The tagliatelle was $28, but was easier to justify. The oxtail ragu it was served with was perfect, and unlike the carbonara, the pasta was precisely cooked al dente without going over or under. Both dishes were worth the price, but between the two, the tagliatelle was more worth the upcharge.
6. THINGS CHANGE
A moving piece by Michael Nagrant about life changes for three people from the food world, one of them himself as he tells the story of getting laid off in 2023:
I was in year eight of my current job. I’d never had better work/life balance. I was very good at it.
A random “all hands” meeting was called. My previous meeting ran over, so I joined the “all hands” late. The meeting which had started five minutes earlier was already over.
Thirty seconds later I received a pop-up window on my laptop.
I’m not going to spoil what the other two are; just read it here (if you subscribe).
7. PORK ET-TER
It’s roast pork time at Sandwich Tribunal; he recently did the Philly roast pork and greens sandwich, which you can find versions of locally at places like JT’s Genuine, and now he does Iron Range Porketta, a variation of porchetta from northern Minnesota:
The Iron Range’s take on porchetta is similar… but different. Like many a crowd-friendly pork recipe, it uses pork butt rather than belly or loin, butterflied, rubbed inside and out with garlic and herbs and spices, rolled up and trussed like an Italian porchetta, but now instead of being roasted hard and crisp, it’s cooked low and slow and long until the meat collapses on itself and can be pulled apart with forks. Italian pulled pork, essentially.
8. BARI NONE
I’ve heard the story of the falling-out between Italian deli Bari Foods and its neighbor, D’Amato’s Bakery, but a 2018 post at a Facebook group called True West Loop was just reposted in another group, so if you want to know the story, which turns into a story about Friend of Fooditor J.P. Graziano, check it out here.
9. LATKE FAMILY HISTORY
I guess Table Donkey and Stick makes latkes at this time of year—when we went to Nettare the other night, they had “Latkes a la TDS” on the menu (chef John Dahlstrom worked there)—and owner Matt Sussman sent me a story, which I had already seen on his Instagram stories, about his family’s latke tradition. I told him I’d run it here if it had a permanent link, and here it is (scroll right through the photos to read it). It’s a moving remembrance.
10. LISTEN UP
Paul Fehribach (Big Jones) makes it to The Splendid Table to talk about midwestern cuisine traditions.
Supper With Sylvia is a fairly new podcast by TV journalist Sylvia Perez, who to be honest talks like a slick TV vet, lavishing praise on her guests. But it’s still worth hearing (and watching) her interview with Phil Vettel.
I just went to Dear Margaret again and, well, click on the very first link in this week’s newsletter to see what I thought.
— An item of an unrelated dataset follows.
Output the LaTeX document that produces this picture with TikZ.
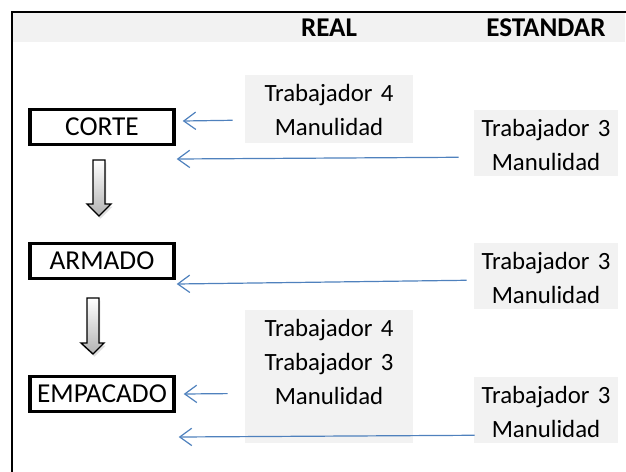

Anyway, Lacey Irby, who went from PR to restaurant owner, is on Joiners to talk about the much-loved neighborhood spot, which won Best New Restaurant at the Banchet awards the first year it was open; look for it on your podcast app.
WHAT MIKE ATE
I cooked a lot for Christmas and around it—not just Christmas dinner but a lot of breakfasts, too—so once we were past it I really wanted to go out to a restaurant. We first went to Jason Chan’s new restaurant Gavroche, where chef Mitchell Acuna does French classics—we started with a version of Oeufs Arpege, last seen locally (so far as I know) at the Blanchard; we also had charred French radishes with butter and a very nice freshly-baked baguette, a Lyonnaise salad that was a bit heavy on the tart citrus dressing, Parisian gnocchi, Turbot au Troisgros, thumbelina carrots with an orange sauce which tasted like orange chicken in a Chinese restaurant (a good thing!) and Koji dry-aged poussin rouge. Oh, and Chan sent us French onion soup and all the desserts—literally, all four of the desserts. (He also wound up comping everything but the carrots—I assume to allow him to open the check, so we could leave the servers something. Did not expect or intend for him to do that.) Anyway, it was nearly all delightful, and the room—with its 70s single bar look—fits perfectly on Wells in Old Town. We’ll be back.
I’ve wanted to go back to Nettare ever since I went there some months back and felt it was full of promise—partly because I sat at the kitchen counter and watched chef John Dahlstrom (a Banchet nominee for rising chef this year) practice making pretzels. I liked the spirit of experimentation, even if the meal wasn’t quite as accomplished as other new places (see my ten best list). So we went back on Saturday, and continued to generally like the place, which aims to be locally focused, even down to the liquor used in the cocktails. We started with parsnip butter on housemade focaccia, which we liked a lot, and a big bowl of cacio e pepe dip to be spread on dinner rolls, which was too hot with pepper for entirely pleasurable eating. I asked for a recommendation on a vegetable side, and got charred cabbage, tossed with some feta and sprinkled, I guess, with dark chocolate and some chili crisp—I need to remember that I really like cabbage done like this. (Charred, I mean, not with dark chocolate necessarily.) Then we had gnocchi with an “espuma” of butternut squash and miso, and a perfectly happy piece of pan-fried walleye on a “risotto” of little potato cubes. I feel like I did a year or whatever ago; a friendly place, doing some interesting things that don’t always come off exactly, but mostly pleasurable; I’ll probably be back again sooner, I hope.